| EXERCISE DETAILS |
Find every line containing the word "that" and report the count, nothing more.

| STORED ROWS |

|---|

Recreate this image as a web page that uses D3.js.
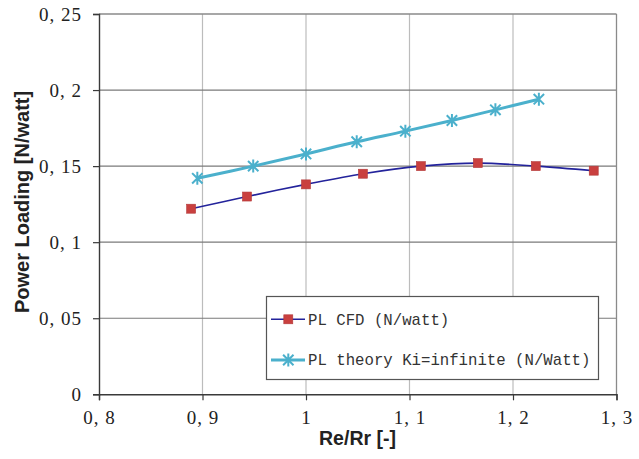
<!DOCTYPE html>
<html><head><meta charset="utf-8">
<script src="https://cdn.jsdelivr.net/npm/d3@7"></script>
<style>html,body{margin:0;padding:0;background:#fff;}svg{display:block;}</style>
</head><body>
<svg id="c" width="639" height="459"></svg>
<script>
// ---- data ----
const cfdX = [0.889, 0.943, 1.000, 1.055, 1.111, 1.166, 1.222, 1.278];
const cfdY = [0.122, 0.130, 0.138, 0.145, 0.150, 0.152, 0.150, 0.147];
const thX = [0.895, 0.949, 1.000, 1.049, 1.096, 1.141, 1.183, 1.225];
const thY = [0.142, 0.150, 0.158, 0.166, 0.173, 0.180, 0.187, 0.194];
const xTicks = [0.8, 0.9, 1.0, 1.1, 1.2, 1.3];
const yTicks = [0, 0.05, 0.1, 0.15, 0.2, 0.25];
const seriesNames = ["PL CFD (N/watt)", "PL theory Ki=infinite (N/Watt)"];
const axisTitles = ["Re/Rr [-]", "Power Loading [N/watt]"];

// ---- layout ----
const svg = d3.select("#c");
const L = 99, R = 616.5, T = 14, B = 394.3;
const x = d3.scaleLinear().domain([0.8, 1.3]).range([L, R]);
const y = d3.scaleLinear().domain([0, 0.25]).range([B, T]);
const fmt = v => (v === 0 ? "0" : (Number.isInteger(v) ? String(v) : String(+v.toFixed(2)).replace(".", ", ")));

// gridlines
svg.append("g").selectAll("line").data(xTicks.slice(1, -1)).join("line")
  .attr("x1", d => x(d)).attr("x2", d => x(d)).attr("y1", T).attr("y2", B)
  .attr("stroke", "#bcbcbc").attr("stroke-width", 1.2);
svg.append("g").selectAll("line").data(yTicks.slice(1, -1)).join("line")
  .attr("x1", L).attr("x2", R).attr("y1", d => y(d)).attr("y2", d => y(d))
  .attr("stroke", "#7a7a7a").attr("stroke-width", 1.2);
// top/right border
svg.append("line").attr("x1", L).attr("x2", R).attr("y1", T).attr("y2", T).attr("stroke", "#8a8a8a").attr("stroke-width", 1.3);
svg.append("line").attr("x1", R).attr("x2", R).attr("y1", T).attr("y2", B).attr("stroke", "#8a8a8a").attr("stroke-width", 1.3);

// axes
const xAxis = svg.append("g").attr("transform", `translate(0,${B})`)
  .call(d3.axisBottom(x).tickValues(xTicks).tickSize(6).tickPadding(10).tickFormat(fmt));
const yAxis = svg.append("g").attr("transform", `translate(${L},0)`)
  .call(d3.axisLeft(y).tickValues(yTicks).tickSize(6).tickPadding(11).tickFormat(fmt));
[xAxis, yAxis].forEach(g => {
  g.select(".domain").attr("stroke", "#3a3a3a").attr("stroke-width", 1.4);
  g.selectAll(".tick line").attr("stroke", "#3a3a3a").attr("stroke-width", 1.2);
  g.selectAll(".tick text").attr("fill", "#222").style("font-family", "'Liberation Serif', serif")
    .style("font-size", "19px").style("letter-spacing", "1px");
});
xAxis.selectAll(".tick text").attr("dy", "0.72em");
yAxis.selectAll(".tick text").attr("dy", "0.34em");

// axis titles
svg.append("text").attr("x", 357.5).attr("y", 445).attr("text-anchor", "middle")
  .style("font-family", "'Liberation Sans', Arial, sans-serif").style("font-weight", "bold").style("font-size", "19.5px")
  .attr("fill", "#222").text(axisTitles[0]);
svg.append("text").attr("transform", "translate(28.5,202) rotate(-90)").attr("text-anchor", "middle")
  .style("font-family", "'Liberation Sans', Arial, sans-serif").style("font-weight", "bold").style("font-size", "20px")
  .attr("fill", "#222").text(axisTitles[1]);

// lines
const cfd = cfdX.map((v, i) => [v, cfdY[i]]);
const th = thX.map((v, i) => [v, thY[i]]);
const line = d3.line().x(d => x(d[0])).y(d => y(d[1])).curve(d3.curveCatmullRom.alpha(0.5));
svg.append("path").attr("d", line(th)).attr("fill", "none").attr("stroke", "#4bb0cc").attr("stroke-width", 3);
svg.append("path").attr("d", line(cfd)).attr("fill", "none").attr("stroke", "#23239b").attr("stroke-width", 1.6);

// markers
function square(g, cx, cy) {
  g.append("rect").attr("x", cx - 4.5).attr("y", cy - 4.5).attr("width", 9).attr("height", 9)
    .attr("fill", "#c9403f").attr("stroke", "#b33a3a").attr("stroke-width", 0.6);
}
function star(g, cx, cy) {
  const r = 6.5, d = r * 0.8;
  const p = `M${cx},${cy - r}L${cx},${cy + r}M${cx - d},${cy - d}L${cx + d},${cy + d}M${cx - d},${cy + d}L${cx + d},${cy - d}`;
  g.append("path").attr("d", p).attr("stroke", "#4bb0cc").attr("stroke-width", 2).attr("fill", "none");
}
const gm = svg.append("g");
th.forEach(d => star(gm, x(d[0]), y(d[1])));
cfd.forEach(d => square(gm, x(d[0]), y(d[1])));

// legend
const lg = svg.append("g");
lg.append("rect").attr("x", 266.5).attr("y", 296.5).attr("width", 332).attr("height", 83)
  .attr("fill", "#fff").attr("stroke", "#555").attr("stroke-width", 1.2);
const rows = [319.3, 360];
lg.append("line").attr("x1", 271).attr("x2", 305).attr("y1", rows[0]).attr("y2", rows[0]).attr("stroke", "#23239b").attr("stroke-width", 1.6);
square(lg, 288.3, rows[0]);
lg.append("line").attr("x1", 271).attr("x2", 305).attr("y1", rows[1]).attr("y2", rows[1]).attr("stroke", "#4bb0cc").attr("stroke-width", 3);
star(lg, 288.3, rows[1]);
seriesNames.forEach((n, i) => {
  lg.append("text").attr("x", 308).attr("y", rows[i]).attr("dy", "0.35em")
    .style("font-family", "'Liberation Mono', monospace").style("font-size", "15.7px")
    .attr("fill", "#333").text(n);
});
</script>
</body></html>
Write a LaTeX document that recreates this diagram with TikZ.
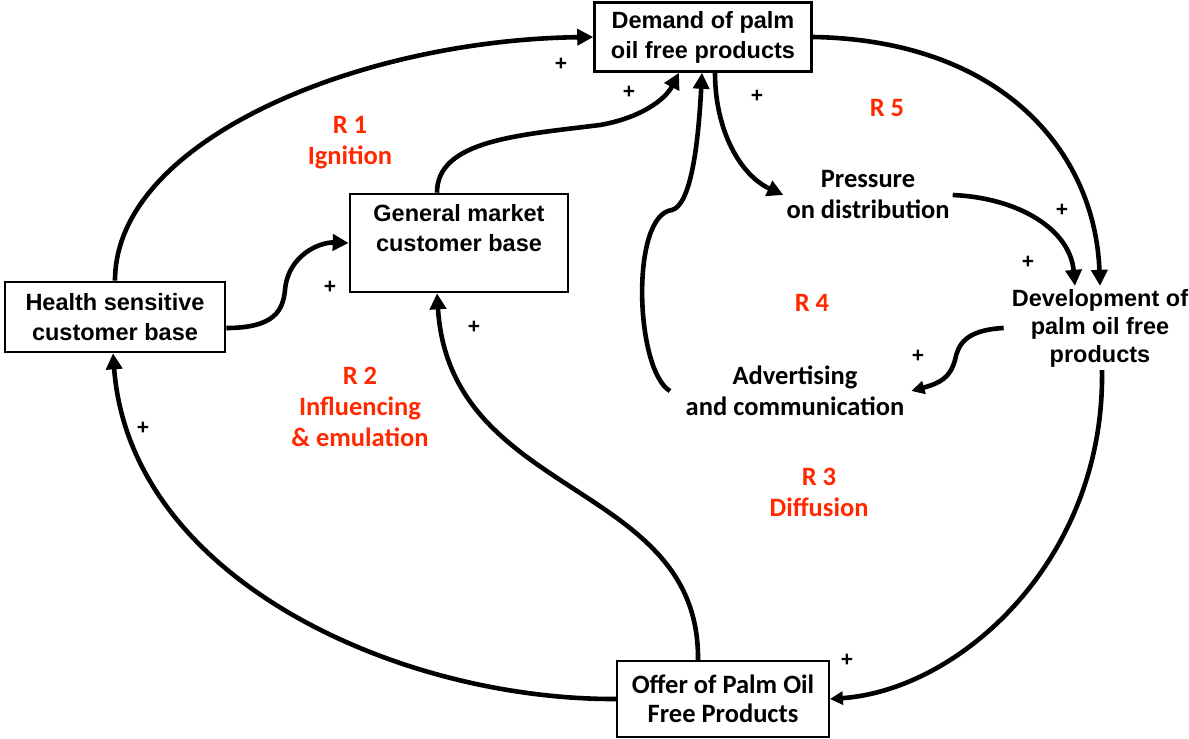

|---|

| WRITTEN REPLY |
2